→ Exercise requirements:
A single number is the answer here: how many lines of the entries contain "this"?
═══ Exercise data ═══
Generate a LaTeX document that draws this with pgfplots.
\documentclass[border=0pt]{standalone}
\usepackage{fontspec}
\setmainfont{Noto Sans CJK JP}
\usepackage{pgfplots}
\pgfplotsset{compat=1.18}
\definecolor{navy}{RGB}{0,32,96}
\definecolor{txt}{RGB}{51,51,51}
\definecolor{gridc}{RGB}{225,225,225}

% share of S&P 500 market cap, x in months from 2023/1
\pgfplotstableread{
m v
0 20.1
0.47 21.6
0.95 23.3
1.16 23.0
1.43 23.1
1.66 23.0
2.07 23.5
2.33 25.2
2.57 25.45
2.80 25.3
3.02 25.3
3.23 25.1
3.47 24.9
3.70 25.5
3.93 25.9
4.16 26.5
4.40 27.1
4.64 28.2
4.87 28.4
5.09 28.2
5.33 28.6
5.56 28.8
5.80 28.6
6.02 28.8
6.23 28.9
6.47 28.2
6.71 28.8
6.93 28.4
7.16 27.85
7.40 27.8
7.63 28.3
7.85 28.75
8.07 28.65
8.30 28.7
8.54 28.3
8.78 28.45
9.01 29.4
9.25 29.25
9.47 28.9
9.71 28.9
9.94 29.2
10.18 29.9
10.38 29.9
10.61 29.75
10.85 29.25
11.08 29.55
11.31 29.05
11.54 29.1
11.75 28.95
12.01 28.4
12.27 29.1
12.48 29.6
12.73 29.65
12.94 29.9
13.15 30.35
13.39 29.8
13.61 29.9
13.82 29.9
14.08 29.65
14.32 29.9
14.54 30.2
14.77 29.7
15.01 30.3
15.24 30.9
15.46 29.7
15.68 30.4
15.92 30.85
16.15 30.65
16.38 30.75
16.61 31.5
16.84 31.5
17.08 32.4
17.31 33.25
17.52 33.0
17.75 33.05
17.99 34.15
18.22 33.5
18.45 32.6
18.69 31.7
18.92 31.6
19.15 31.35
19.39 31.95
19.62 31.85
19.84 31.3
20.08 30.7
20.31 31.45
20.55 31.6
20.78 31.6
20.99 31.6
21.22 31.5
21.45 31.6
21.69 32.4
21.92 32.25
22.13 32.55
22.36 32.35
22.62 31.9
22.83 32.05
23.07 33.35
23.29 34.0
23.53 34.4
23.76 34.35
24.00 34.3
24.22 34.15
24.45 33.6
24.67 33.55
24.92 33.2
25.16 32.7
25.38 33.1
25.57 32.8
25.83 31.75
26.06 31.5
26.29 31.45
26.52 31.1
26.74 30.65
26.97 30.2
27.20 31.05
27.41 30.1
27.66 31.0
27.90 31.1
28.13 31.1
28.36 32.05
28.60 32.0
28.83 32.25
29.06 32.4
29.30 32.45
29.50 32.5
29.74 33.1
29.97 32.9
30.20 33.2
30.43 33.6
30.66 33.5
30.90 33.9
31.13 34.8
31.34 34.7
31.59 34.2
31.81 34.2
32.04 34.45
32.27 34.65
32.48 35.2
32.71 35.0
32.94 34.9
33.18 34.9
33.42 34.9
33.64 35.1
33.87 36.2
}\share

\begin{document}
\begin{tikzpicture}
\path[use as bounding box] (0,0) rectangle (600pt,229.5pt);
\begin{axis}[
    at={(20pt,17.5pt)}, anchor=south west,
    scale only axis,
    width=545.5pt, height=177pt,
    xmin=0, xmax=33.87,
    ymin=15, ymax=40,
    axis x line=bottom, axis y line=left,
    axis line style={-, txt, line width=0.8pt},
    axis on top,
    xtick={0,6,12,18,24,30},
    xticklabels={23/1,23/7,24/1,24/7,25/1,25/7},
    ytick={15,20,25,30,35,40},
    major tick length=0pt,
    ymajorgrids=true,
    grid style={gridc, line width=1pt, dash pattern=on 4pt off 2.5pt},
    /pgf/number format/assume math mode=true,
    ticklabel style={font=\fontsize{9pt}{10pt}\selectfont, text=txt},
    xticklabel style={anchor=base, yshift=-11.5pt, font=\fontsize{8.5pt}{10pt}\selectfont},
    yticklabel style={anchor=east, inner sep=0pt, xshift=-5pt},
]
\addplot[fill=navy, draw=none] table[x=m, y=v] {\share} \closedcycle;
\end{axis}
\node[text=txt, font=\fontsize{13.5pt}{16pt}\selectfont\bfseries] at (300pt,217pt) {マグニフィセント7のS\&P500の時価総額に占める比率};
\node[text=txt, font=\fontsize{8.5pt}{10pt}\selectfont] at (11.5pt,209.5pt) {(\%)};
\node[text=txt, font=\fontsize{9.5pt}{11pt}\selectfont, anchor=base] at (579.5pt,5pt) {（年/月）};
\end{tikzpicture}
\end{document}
═══
═══ Exercise data ═══
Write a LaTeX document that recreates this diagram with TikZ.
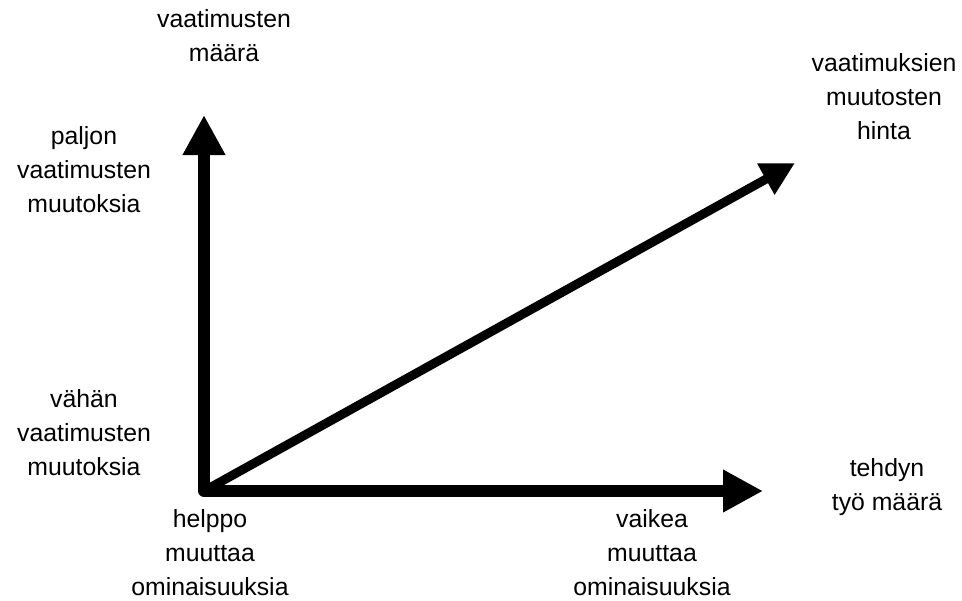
═══
→ Full output:
2